Aethelind Racic | 🗣 NLG from Structured Data

Abstract

Semantic knowledge graphs are an increasingly popular way to store structured data in a machine-readable format online. The information stored in these knowledge bases can be made more accessible with tools that can provide human-readable translations of subsets of this data. The WebNLG Challenge (2017) provides a novel dataset to train a model to generate text from structured data. The dataset consists of data derived from DBPedia, a semantic knowledge base, paired with human-written verbalizations of subsets of this data. This paper explores the use of a Natural Language Translation model trained using a long short-term memory recurrent neural network architecture to provide human-readable translations of the DBPedia data.

Introduction

Data-to-text generation is a subtask in Natural Language Generation (NLG) that focuses on the transformation of structured data to natural language. The input in a data-to-text task may come in various forms including databases of records, spreadsheets, and expert system knowledge bases (Puduppully et al., 2019). The WebNLG Challenge (2017) presents a task involving the summarization of structured data. A dataset is provided which consists of sets of structured data mapped to natural language text summaries. The structured data was extracted from DBPedia (an online, machine- readable knowledge base), and the text summaries of the extracted data were written by human volunteers. The WebNLG Challenge was organized by research labs from the Université de Lorraine and the University of Edinburgh.

The generation system created for this task can be seen as a microplanner. Microplanning is a complex choice problem involving several subtasks. These subtasks include referring expressionngeneration (generating contextually appropriate references to entities in the data), aggregation (merging words or sentences together), lexicalisation (choosing words), surface realisation (creating actual text in human language) and sentence segmentation (Gardent et al, 2017). In essence, microplanners flesh out the linguistic content of an event in data.

The motivation behind this task is to increase the accessibility of large knowledge bases. The structured data is encoded as Resource Description Framework (RDF) triples, a widely used data structure in the semantic web. As its name indicates, a triple is a set of three entities that codifies a statement about semantic data in the form of a subject–predicate–object expression. A natural language generation system that can translate this data into structured text makes it more accessible to the general public because it fleshes out the linguistic context of the data. Additionally, a robust system could expand natural language texts that have missing information by elaborating on unmentioned facts which are present in the knowledge base.

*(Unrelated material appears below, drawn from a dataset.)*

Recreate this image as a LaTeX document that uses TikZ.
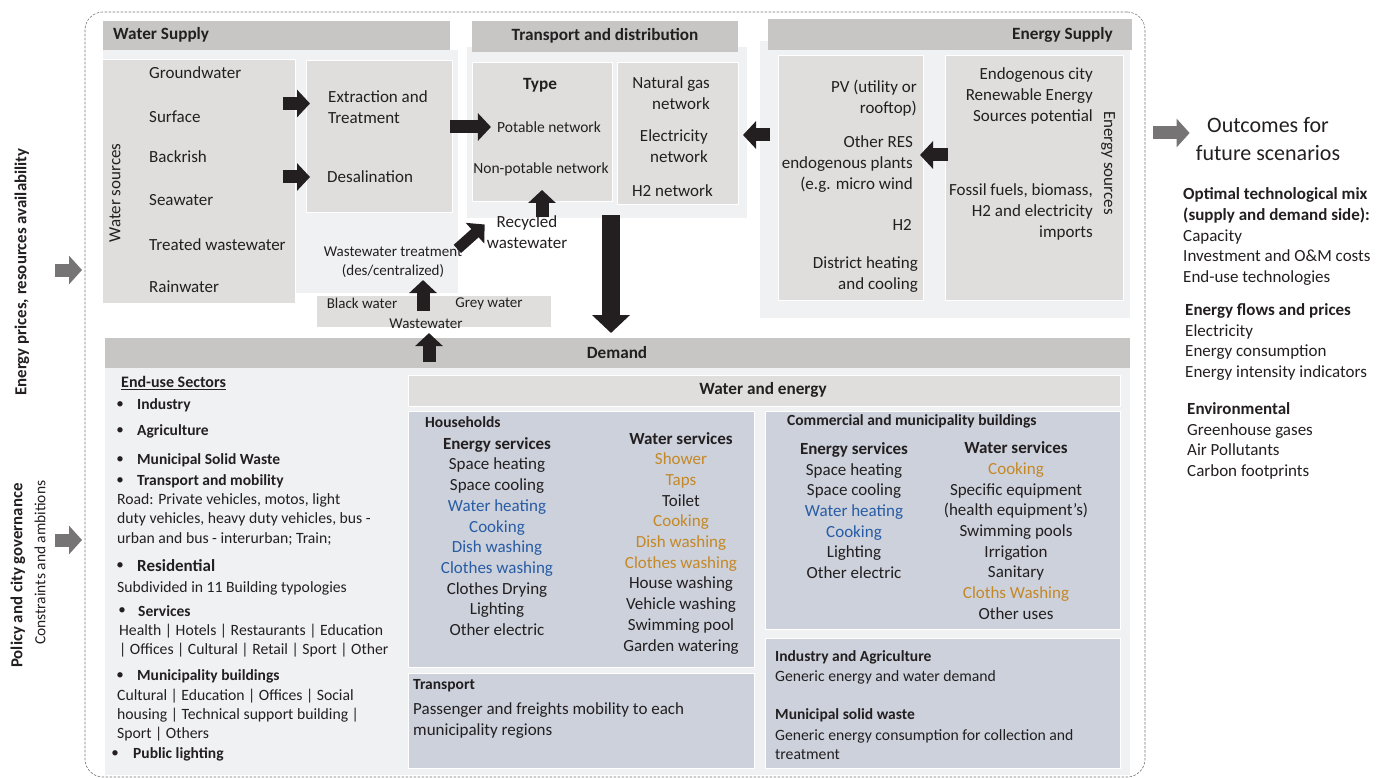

Problem Statement. The goal of my research was to create a system which takes as an input semantic data and produces as an output a summary of this data in natural language. The following paper will explain the chosen approach to natural language translation and compare this approach to those from the WebNLG challenge.

Related literature. The WebNLG Challenge was initiated in 2017 due to the lack of existing research into data-to-text generation models for knowledge graphs and RDF triple data. Part of the reason for this was a lack of datasets with many verbalizations.